In quello ad est, denominato anche Ortaccio, era stato costruito un capanno, posto su un grande albero, il cui interno conteneva una tavola di marmo con fontana musicale. Nel corso del secolo XVII fu costruita la cosiddetta Stufa dei mugherini, un padiglione-serra che ospita in inverno le collezioni di gelsomini, iniziate da Cosimo III, tra le quali si annovera il raro gelsomino doppio indiano di Goa, detto mugherino, da cui il nome della serra. Oggi contiene un giardino aromatico, dove oltre ai gelsomini, sono presenti esemplari rigogliosi di lavanda, finocchio, timo, rosmarino e altro. Vi si trova una statua dell'Autunno o Divinità agreste, recentemente restaurata, in pietra serena.
L'altro piccolo giardino detto dell'imbrecciato, per la pavimentazione in brecciolino policromo, era collegato alla cucina di uso esclusivo del padrone. Vi era un tempo collocata una statua di Esculapio, dio della medicina, delle erbe e quindi anche della dispensa.
La fontana del Gennaio
Da qui due rampe di scale coperte, poste ai lati del giardino all'italiana, portano al livello superiore dove si trova "il selvatico", cioè la zona boscosa, dove si incontra il bacino quadrangolare della fontana del Gennaio o dell'Appennino, che prende il nome dalla statua bronzea posta al centro su uno scoglio spugnoso, opera di Bartolomeo Ammannati (databile tra il 1563 e il 1565), che raffigura un vecchio che tenta di ripararsi dal freddo con le braccia. Originariamente dalla testa della statua usciva un getto d'acqua a ombrello. Il bacino serve per raccogliere e far confluire le acque provenienti dagli acquedotti della Castellina e della Petraia.
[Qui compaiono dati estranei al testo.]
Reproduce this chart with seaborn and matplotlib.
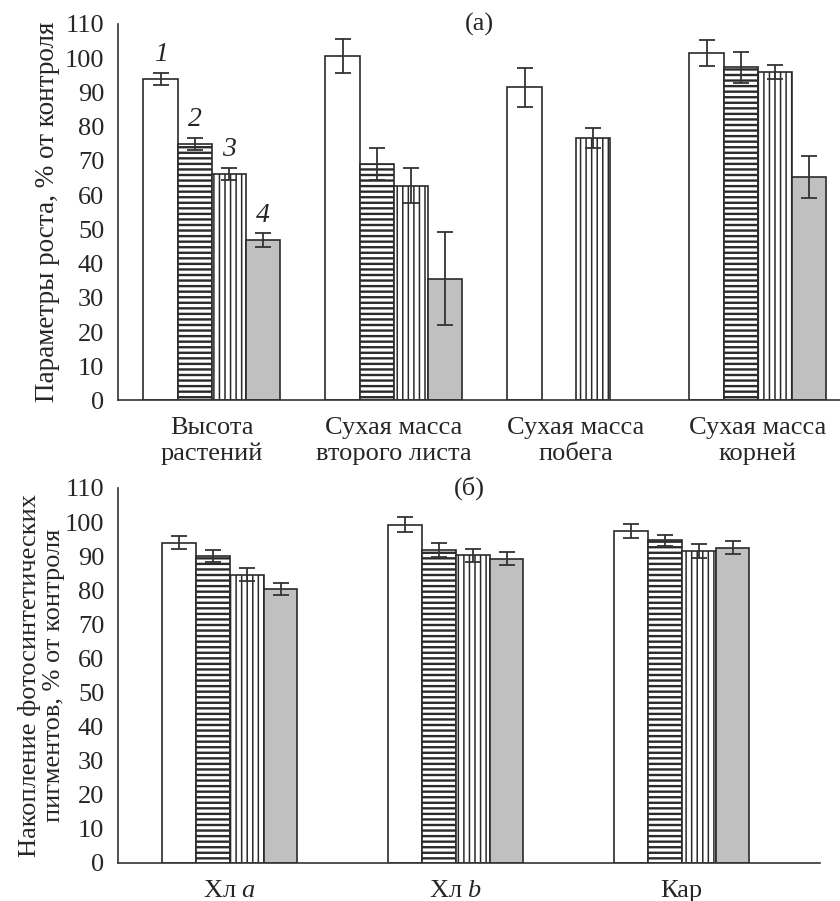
import numpy as np
import pandas as pd
import matplotlib
matplotlib.use("Agg")
import matplotlib.pyplot as plt
import seaborn as sns

# ---------------- data ----------------
groups = ["1", "2", "3", "4"]

categories_a = ["Высота\nрастений", "Сухая масса\nвторого листа",
                "Сухая масса\nпобега", "Сухая масса\nкорней"]
a_g1 = [94.0, 100.6, 91.5, 101.5]
a_g2 = [75.0, 69.1, np.nan, 97.3]
a_g3 = [66.2, 62.8, 76.8, 96.0]
a_g4 = [46.9, 35.6, np.nan, 65.3]
a_e1 = [1.8, 4.9, 5.7, 3.7]
a_e2 = [1.8, 4.7, np.nan, 4.6]
a_e3 = [1.8, 5.0, 2.9, 2.1]
a_e4 = [2.0, 13.5, np.nan, 6.0]

categories_b = ["Хл $a$", "Хл $b$", "Кар"]
b_g1 = [94.0, 99.2, 97.4]
b_g2 = [90.1, 91.9, 94.6]
b_g3 = [84.6, 90.2, 91.5]
b_g4 = [80.3, 89.2, 92.5]
b_e1 = [1.9, 2.2, 2.0]
b_e2 = [1.7, 2.0, 1.5]
b_e3 = [1.8, 1.9, 2.0]
b_e4 = [1.7, 1.9, 2.0]

yticks = list(range(0, 111, 10))
ylabel_a = "Параметры роста, % от контроля"
ylabel_b = "Накопление фотосинтетических\nпигментов, % от контроля"


def long_frame(cats, vals, errs):
    rows = []
    for g, v, e in zip(groups, vals, errs):
        for c, vv, ee in zip(cats, v, e):
            rows.append({"param": c, "group": g, "value": vv, "err": ee})
    return pd.DataFrame(rows).dropna()


df_a = long_frame(categories_a, [a_g1, a_g2, a_g3, a_g4], [a_e1, a_e2, a_e3, a_e4])
df_b = long_frame(categories_b, [b_g1, b_g2, b_g3, b_g4], [b_e1, b_e2, b_e3, b_e4])

# ---------------- style ----------------
FS = 19
sns.set_style("white")
plt.rcParams["font.family"] = ["Liberation Serif", "DejaVu Serif"]
plt.rcParams["font.size"] = FS
plt.rcParams["mathtext.fontset"] = "custom"
plt.rcParams["mathtext.rm"] = "Liberation Serif"
plt.rcParams["mathtext.it"] = "Liberation Serif:italic"
plt.rcParams["hatch.color"] = "black"
plt.rcParams["hatch.linewidth"] = 1.4

EDGE = "#2a2a2a"
palette = {"1": "white", "2": "white", "3": "white", "4": "#c0c0c0"}
hatches = {"1": "", "2": "---", "3": "|||", "4": ""}
hatch_lw = {"1": 1.0, "2": 1.7, "3": 1.1, "4": 1.0}

fig = plt.figure(figsize=(8.4, 9.01), dpi=100)
ax1 = fig.add_axes([0.1405, 0.5555, 0.8595, 0.4179])
ax2 = fig.add_axes([0.1405, 0.0422, 0.8357, 0.4162])


def draw(ax, df, cats, width, xlim, numbers=False):
    sns.barplot(data=df, x="param", y="value", hue="group", order=cats,
                hue_order=groups, palette=palette, width=width, errorbar=None,
                saturation=1, edgecolor=EDGE, linewidth=1.2, legend=False, ax=ax)
    bar_containers = list(ax.containers)
    for gi, cont in enumerate(bar_containers):
        g = groups[gi]
        sub = df[df["group"] == g]
        for bar in cont:
            xc = bar.get_x() + bar.get_width() / 2
            ci = int(round(xc))
            row = sub[sub["param"] == cats[ci]]
            if row.empty:
                continue
            bar.set_hatch(hatches[g])
            if hasattr(bar, "set_hatch_linewidth"):
                bar.set_hatch_linewidth(hatch_lw[g])
            val = float(row["value"].iloc[0])
            err = float(row["err"].iloc[0])
            ax.errorbar(xc, val, yerr=err, fmt="none", ecolor="#333333",
                        elinewidth=1.3, capsize=5.5, capthick=1.3, zorder=5)
            if numbers and ci == 0:
                ax.annotate(g, (xc, val + err), xytext=(0, 13),
                            textcoords="offset points", ha="center", va="center",
                            fontstyle="italic", fontsize=FS + 1)
    ax.set_xlim(*xlim)
    ax.set_ylim(0, 110)
    ax.set_yticks(yticks)
    ax.set_xlabel("")
    for s in ["top", "right"]:
        ax.spines[s].set_visible(False)
    for s in ["left", "bottom"]:
        ax.spines[s].set_color("#333333")
        ax.spines[s].set_linewidth(1.2)
    ax.tick_params(axis="y", direction="in", length=6.5, width=1.2,
                   color="#333333", pad=10, labelsize=FS)
    ax.tick_params(axis="x", length=0, pad=12, labelsize=FS)


draw(ax1, df_a, categories_a, 0.75, (-0.515, 3.452), numbers=True)
draw(ax2, df_b, categories_b, 0.60, (-0.494, 2.612))

ax1.set_ylabel(ylabel_a, fontsize=FS + 0.5, labelpad=3)
ax2.set_ylabel(ylabel_b, fontsize=FS, labelpad=0, linespacing=1.1)

ax1.text(0.5, 1.0, "(а)", transform=ax1.transAxes, ha="center", va="center", fontsize=FS)
ax2.text(0.5, 1.0, "(б)", transform=ax2.transAxes, ha="center", va="center", fontsize=FS)

fig.savefig("out.png", dpi=100)
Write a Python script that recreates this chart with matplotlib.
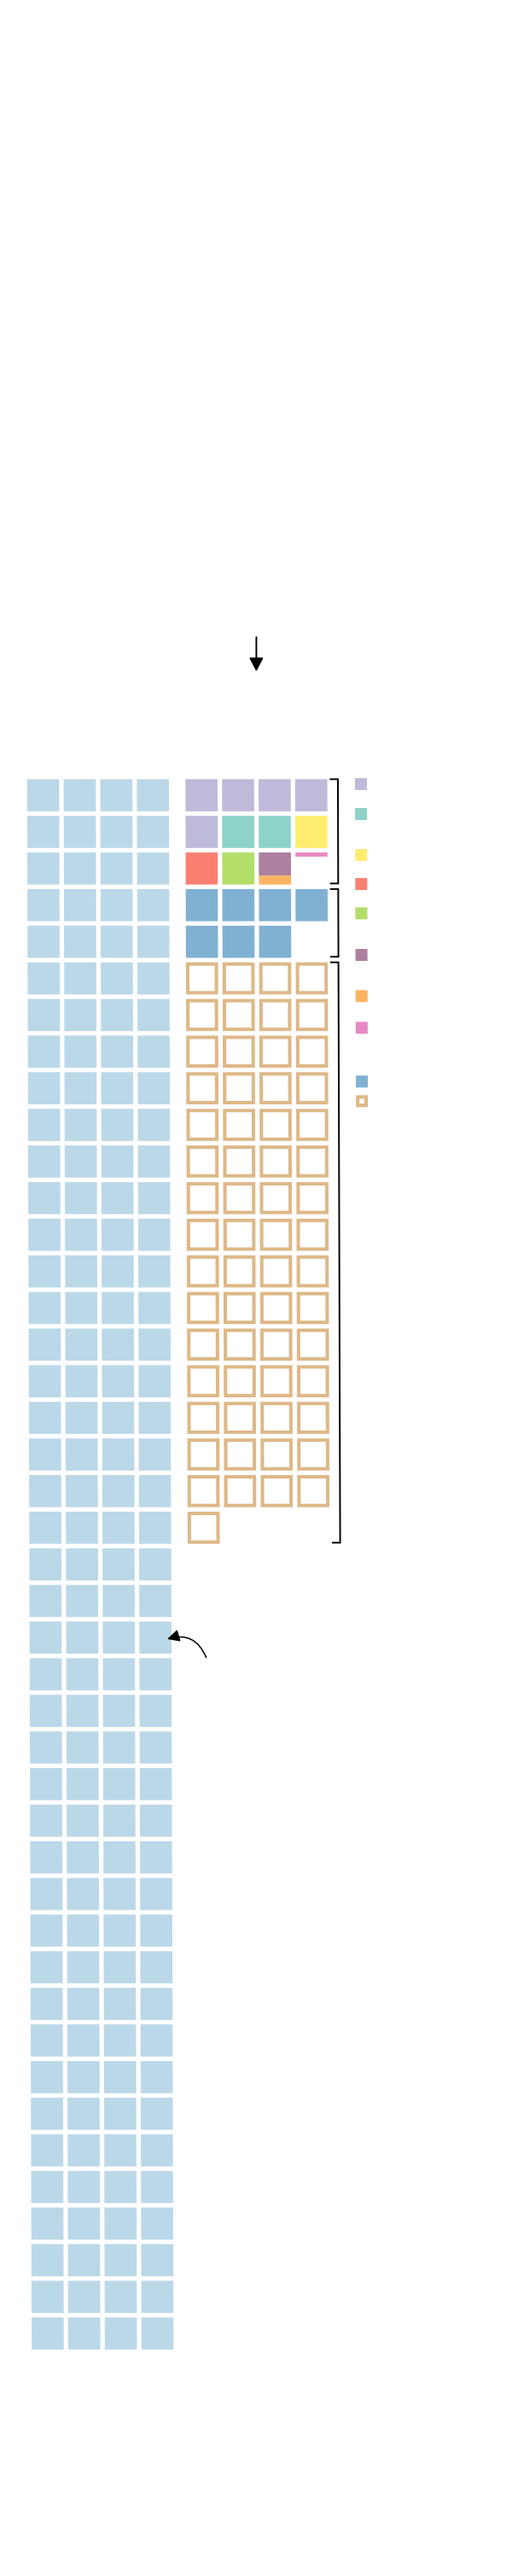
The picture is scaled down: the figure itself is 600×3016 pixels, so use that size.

Questa parte del giardino è composta da un fitto bosco, con lecci e querce. Da qui si diparte il grande parco all'inglese, con un bosco segnato da vialetti rettilinei a raggiera, realizzato nel terzo decennio dell'Ottocento dai Lorena, oltre il quale un tempo si estendeva la campagna della tenuta agricola, coltivata a vite e ulivo.